These are the principles that define Conservation Without Conflict’s collaborative work and that bind coalition members together in a common purpose. Coalition members have diverse purposes, goals, and opinions, but they coalesce around the vision, mission, and operating principles of the Coalition. Coalition members agree to support and implement the following principles within their own organizations and in their work with other partners.
This coalition supports the transformative change toward voluntary collaboration that is emerging in the way we achieve wildlife conservation on working lands. An enduring culture change is necessary to establish trust and make voluntary collaboration the preferred approach that government, landowners, industry, conservation groups, and society use to balance the goals of conserving wildlife and keeping working lands working.
Voluntary collaboration promotes a fundamental balance of mutual gain across all partners, leading to effective wildlife conservation on the ground while respecting the needs of landowners and communities. Regulatory approaches are sometimes necessary and appropriate, but voluntary and collaborative tools should be the preferred modes for achieving wildlife conservation on working lands.
Coalition members work in partnership to achieve shared goals and to build enduring trust among those that have historically worked in silos, or even in conflict with one another.
We represent a broad range of groups, united in our common conservation interests and goals, a sense of good stewardship, our support for working lands, and our collective desire to pass our lands, wildlife, and the natural world on to successive generations. The coalition is deeply committed to welcoming and incorporating the perspectives and engagement of all entities, groups, and individuals, including underserved and underrepresented interests. We believe that the more diverse our coalition becomes, the more progress we will make toward finding and implementing sustainable, scalable, and equitable solutions. Working lands are those that provide goods and services for society. Our broad definition of “working lands” encompasses landscapes from forests, farms, and ranches to infrastructure corridors, military installations, public lands, tribal lands, urban landscapes, and more.

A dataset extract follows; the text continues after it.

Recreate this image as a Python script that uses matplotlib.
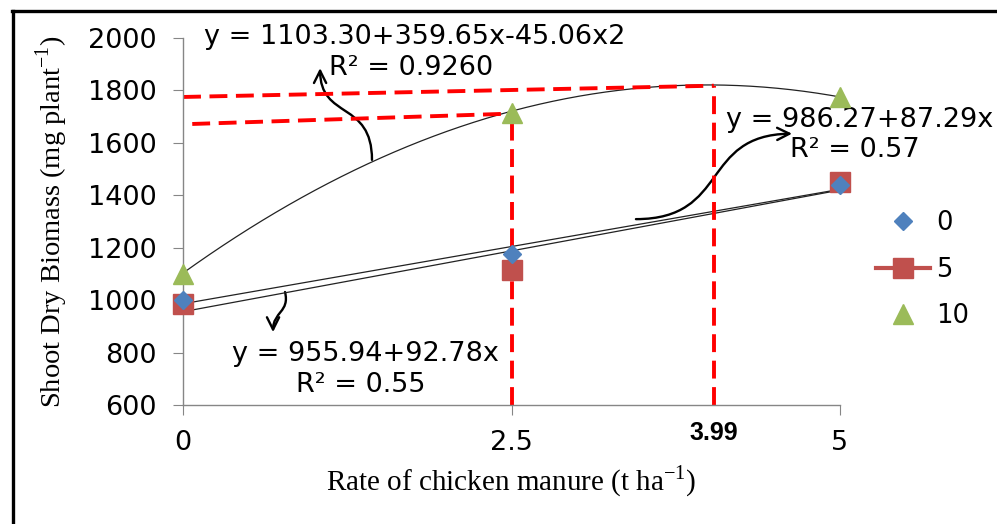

Our work is rooted in sound, data-driven science, citizen science, and local and traditional knowledge and experience, providing concrete outcomes for wildlife and habitats while meeting the socioeconomic and cultural needs of landowners, managers, and communities. Existing tools should be used and incentivized more broadly, and innovative tools should be developed to generate shared solutions to conservation challenges on working lands.
Landowners and land managers of working landscapes support healthy ecosystems that provide value back to people and communities, all while trying to achieve and maintain economic viability. These landowners and managers should be acknowledged for the socioeconomic, cultural, and ecological benefits they provide to America and its wildlife. Incentivizing conservation, minimizing regulatory and economic liabilities, and maximizing long-term predictability through assurances and regulatory certainty allows landowners and managers to successfully balance competing goals while keeping working lands working.
To achieve the scale required to meet today’s challenges, this coalition combines and coordinates complementary efforts to achieve enduring conservation at scale across the nation. Voluntary and collaborative conservation that keeps working lands working will lead to more sustainable and durable outcomes than a narrow reliance on regulatory approaches alone.
Creative exploration of the flexibilities within the existing framework of the Endangered Species Act and other statutes and programs will expand opportunities for voluntary collaboration to conserve listed, at-risk, and common wildlife species on working lands.